Les cinéastes frères et hédonistes reviennent sur le devant de la scène en investissant un nouveau territoire, celui du thriller au centre duquel est impliqué Marc, un professeur d'université en ateliers littéraires qui s'est résigné à ne jamais devenir écrivain et s'est consolé depuis dans la conquête plutôt facile de ses jolies étudiantes jusqu'à la disparition de l'une d'entre elles. Pour qu'on ne perde pas de vue ce postulat, les réalisateurs de Un Homme, un vrai ajoutent un flic (un beau gosse avec des problèmes de poids) qui rôde dans l'établissement. Pas sûr nonobstant que le polar passionne beaucoup les frangins, davantage impliqués à cerner le curieux et énigmatique personnage de Marc, vampirisé par sa sœur Marianne dans une relation dangereusement incestueuse (mais hélas restée à l'état embryonnaire) et harcelé par des étudiantes auxquelles l'art de l'écriture demeure un mystère complet.

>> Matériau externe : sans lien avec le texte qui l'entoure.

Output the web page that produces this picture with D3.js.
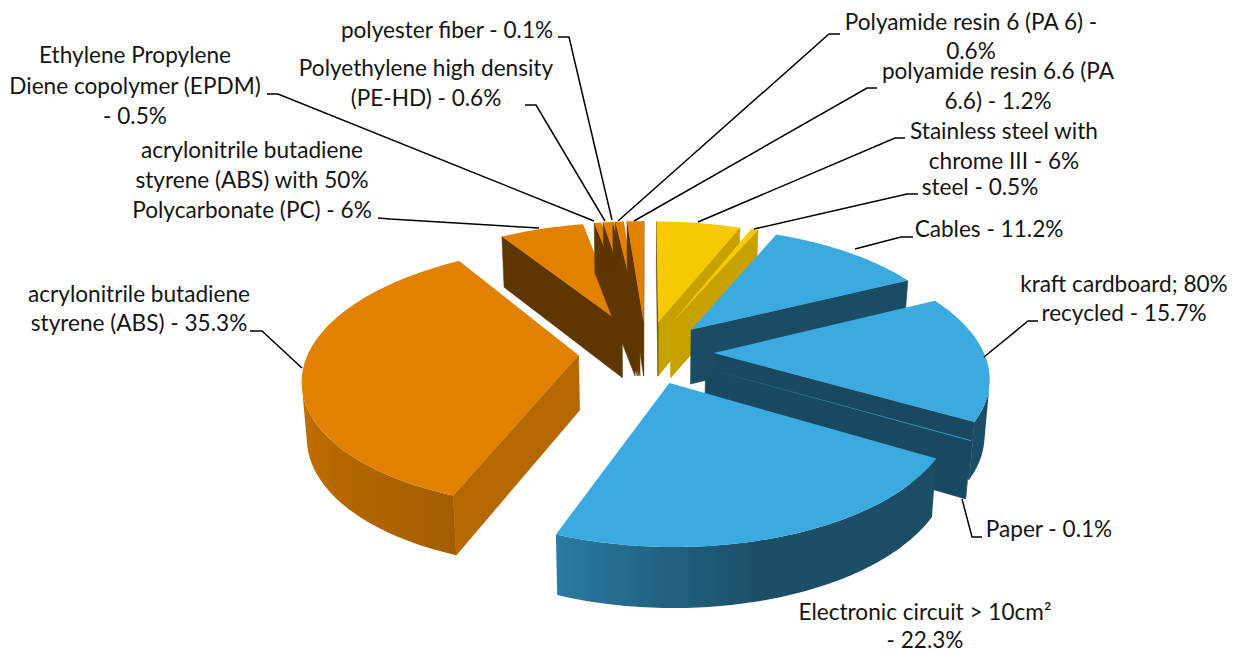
<!DOCTYPE html>
<html>
<head>
<meta charset="utf-8">
<script src="https://cdnjs.cloudflare.com/ajax/libs/d3/7.8.5/d3.min.js"></script>
<style>
html,body{margin:0;padding:0;background:#fff}
text{font-family:Lato,"Open Sans",sans-serif;font-size:22.6px;fill:#141414;text-anchor:middle}
</style>
</head>
<body>
<script>
// slices clockwise from 12 o'clock
const materials = ['Stainless steel','steel','Cables','kraft cardboard','Paper','Electronic circuit','ABS','ABS with PC','EPDM','PE-HD','polyester fiber','PA 6','PA 6.6']
const shares = [6,0.5,11.2,15.7,0.1,22.3,35.3,6,0.5,0.6,0.1,0.6,1.2]
const colorGroup = ['yellow','yellow','blue','blue','blue','blue','orange','orange','orange','orange','orange','orange','orange']
const labelLines = [
  ['Stainless steel with','chrome III - 6%'],
  ['steel - 0.5%'],
  ['Cables - 11.2%'],
  ['kraft cardboard; 80%','recycled - 15.7%'],
  ['Paper - 0.1%'],
  ['Electronic circuit > 10cm²','- 22.3%'],
  ['acrylonitrile butadiene','styrene (ABS) - 35.3%'],
  ['acrylonitrile butadiene','styrene (ABS) with 50%','Polycarbonate (PC) - 6%'],
  ['Ethylene Propylene','Diene copolymer (EPDM)','- 0.5%'],
  ['Polyethylene high density','(PE-HD) - 0.6%'],
  ['polyester fiber - 0.1%'],
  ['Polyamide resin 6 (PA 6) -','0.6%'],
  ['polyamide resin 6.6 (PA','6.6) - 1.2%']
]

// label layout: centre x, first baseline, line gap (same order as above)
const labelAt = [
  [1004,139,30],[980,195,0],[989,237,0],[1124,292,29],[1049,537,0],[925,620,27.5],
  [139,302,29],[252,158,30],[135,63,30.5],[426,76,30],[447,38,0],[971,30,29],[998,79,29.5]
]
const leaders = [
  [[905,138],[895,138],[698,222]],
  [[918,194],[907,194],[754,229]],
  [[913,237],[901,237],[855,249]],
  [[1038,321],[1028,321],[984,357]],
  [[982,537],[972,537],[962,499]],
  null,
  [[250,331],[262,331],[302,368]],
  [[378,218],[390,219],[539,228]],
  [[267,94],[278,94],[594,221]],
  [[525,105],[536,105],[605,221]],
  [[558,37],[569,37],[612,220]],
  [[840,34],[829,34],[618,221]],
  [[877,88],[867,88],[634,221]]
]

const topColor = {yellow:'#f7c900',blue:'#3aaae0',orange:'#e28100'}

const width = 1235
const height = 652
const svg = d3.select('body').append('svg')
  .attr('width',width)
  .attr('height',height)
const defs = svg.append('defs')

// 3d view of the pie, fitted to the picture
const view = {cx:646,cy:352,rx:270,ry:126,persp:0.163,explode:0.25,depth:55,depthPersp:0.08,shrink:0.985}

function project(u,v){
  const s = 1 - view.persp*v
  return [view.cx + view.rx*u/s, view.cy + view.ry*v/s]
}
function drop(u,v){
  const p = project(u,v)
  return [view.cx + (p[0]-view.cx)*view.shrink, p[1] + view.depth/(1 - view.depthPersp*v)]
}

const line = d3.line()
const toColor = (name,k) => d3.interpolateRgb('#000',topColor[name])(k)

// how dark a wall is, from the direction it looks at (degrees clockwise from back)
const outerShade = d3.scaleLinear().domain([80,165,185,200,250,290]).range([.45,.46,.6,.72,.86,.9]).clamp(true)
const radialShade = d3.scaleLinear().domain([100,115,150,240]).range([.8,.8,.45,.42]).clamp(true)

const arcs = d3.pie().value(d => d).sort(null).startAngle(0).endAngle(2*Math.PI)(shares)
const deg = r => r*180/Math.PI

function buildSlice(arc,i){
  const mid = (arc.startAngle + arc.endAngle)/2
  const ou = view.explode*Math.sin(mid)
  const ov = -view.explode*Math.cos(mid)
  const steps = Math.max(1,Math.ceil(deg(arc.endAngle-arc.startAngle)))
  const rim = d3.range(steps+1).map(k => {
    const a = arc.startAngle + (arc.endAngle-arc.startAngle)*k/steps
    return {a:a,u:ou+Math.sin(a),v:ov-Math.cos(a)}
  })
  return {i:i,apex:{u:ou,v:ov},rim:rim,group:colorGroup[i],arc:arc}
}

function frontFacing(a,b,c){
  return (b[0]-a[0])*(c[1]-b[1]) - (b[1]-a[1])*(c[0]-b[0]) < 0
}

function quad(g,p,q,color){
  const a = project(p.u,p.v), b = project(q.u,q.v), c = drop(q.u,q.v), d = drop(p.u,p.v)
  if(!frontFacing(a,b,c)) return
  g.append('path')
    .attr('d',line([a,b,c,d])+'Z')
    .attr('fill',color)
    .attr('stroke',color)
    .attr('stroke-width',0.6)
}

// curved wall as one path with a sideways gradient
function outerWall(g,s){
  const seen = s.rim.filter((p,k) => {
    const q = s.rim[Math.min(k+1,s.rim.length-1)], o = s.rim[Math.max(k-1,0)]
    const from = k < s.rim.length-1 ? p : o, to = k < s.rim.length-1 ? q : p
    return frontFacing(project(from.u,from.v),project(to.u,to.v),drop(to.u,to.v))
  })
  if(seen.length < 2) return
  const xs = seen.map(p => project(p.u,p.v)[0])
  const x = d3.scaleLinear().domain(d3.extent(xs)).range([0,1])
  const id = 'wall' + s.i
  const grad = defs.append('linearGradient').attr('id',id)
    .attr('gradientUnits','userSpaceOnUse')
    .attr('x1',d3.min(xs)).attr('x2',d3.max(xs)).attr('y1',0).attr('y2',0)
  grad.selectAll('stop')
    .data(seen.slice().sort((a,b) => project(a.u,a.v)[0]-project(b.u,b.v)[0]))
    .enter().append('stop')
      .attr('offset',d => x(project(d.u,d.v)[0]))
      .attr('stop-color',d => toColor(s.group,outerShade(deg(d.a))))
  const pts = seen.map(p => project(p.u,p.v)).concat(seen.slice().reverse().map(p => drop(p.u,p.v)))
  g.append('path').attr('d',line(pts)+'Z').attr('fill','url(#'+id+')')
}

// back slices first: left part of the top, then right side round to ABS
const order = d3.range(7,13).concat(d3.range(0,7))

const pieG = svg.append('g').attr('class','pie')
order.forEach(i => {
  const s = buildSlice(arcs[i],i)
  const g = pieG.append('g').attr('class','slice').attr('data-name',materials[i])
  const first = s.rim[0], last = s.rim[s.rim.length-1]
  quad(g,last,s.apex,toColor(s.group,radialShade(deg(last.a)+90)))
  quad(g,s.apex,first,toColor(s.group,radialShade((deg(first.a)-90+360)%360)))
  outerWall(g,s)
  const outline = [s.apex].concat(s.rim).map(p => project(p.u,p.v))
  g.append('path')
    .attr('d',line(outline)+'Z')
    .attr('fill',topColor[s.group])
})

// leader lines
svg.append('g').attr('class','leaders')
  .selectAll('path')
  .data(leaders.filter(d => d))
  .enter().append('path')
    .attr('d',d => line(d))
    .attr('fill','none')
    .attr('stroke','#000')
    .attr('stroke-width',1.5)

// labels
const labels = svg.append('g').attr('class','labels')
  .selectAll('text')
  .data(labelLines)
  .enter().append('text')

labels.selectAll('tspan')
  .data((d,i) => d.map((t,k) => ({t:t,k:k,at:labelAt[i]})))
  .enter().append('tspan')
    .attr('x',d => d.at[0])
    .attr('y',d => d.at[1] + d.k*d.at[2])
    .text(d => d.t)
</script>
</body>
</html>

C'est donc à une longue dérive existentielle que nous assistons, celle d'un homme désabusé et gentiment cynique, prêt à se jeter dans n'importe quel trou, réel ou métaphorique - et on est en droit, pour le coup, de peu goûter à cette métaphore triviale. Cet homme névrotique, il n'est à voir son besoin compulsif de fumer, du vrai tabac ou de l'électronique, qui pense avoir trouver la femme idéale dans la jeune belle-mère de son élève disparue procède-t-il de son propre effacement, de sa disparition au monde qui ne l'a pas reconnu à sa juste valeur, soit comme auteur et non pas comme dispensateur de cours oiseux à des écervelées qui n'en peuvent mais ? Probablement, mais trop antipathique et tellement superficiel qu'il ne révèle jamais sa complexité présumée, ce personnage, fumeur acharné , ne présente aucun intérêt, fut-il interprété par Mathieu Amalric qui parait de plus en plus s'enfermer dans des interprétations où l'écarquillement d'yeux devient le trait commun et principal. Mais rien ne pourra au demeurant dépasser le jeu outrancier et mauvais de l'insupportable Maïwenn.
Les frères Larrieu sont des cinéastes du paysage, montagnard et enneigé, et des metteurs en scène précis. La mise en image des espaces y est donc une fois encore impeccable et le choix, par exemple, du bâtiment ouvert et tout en courbes du campus, s'avère particulièrement judicieux pour la sophistication des plans et le jeu sur les lumières. Au-delà de ses qualités formelles indéniables, à force de disserter sur le motif du trou, le film finit par tomber dedans et le spectateur avec. Dans un abîme de perplexité et d'ennui, et bientôt d'agacement qu'une résolution décevante et bâclée attise derechef. La beauté des paysages hivernaux ne compense pas les erreurs de casting et la vacuité de l'ensemble dont on peine à circonscrire les intentions. L'atmosphère énigmatique de laquelle naissent quelques éclats de comédie loufoque plutôt artificiels génère davantage la lassitude que l'excitation, peut-être parce que les deux cinéastes traitent le tout avec un peu trop de légèreté et d'indécision, naviguant à vue entre différents registres qui égarent plus qu'ils ne fédèrent.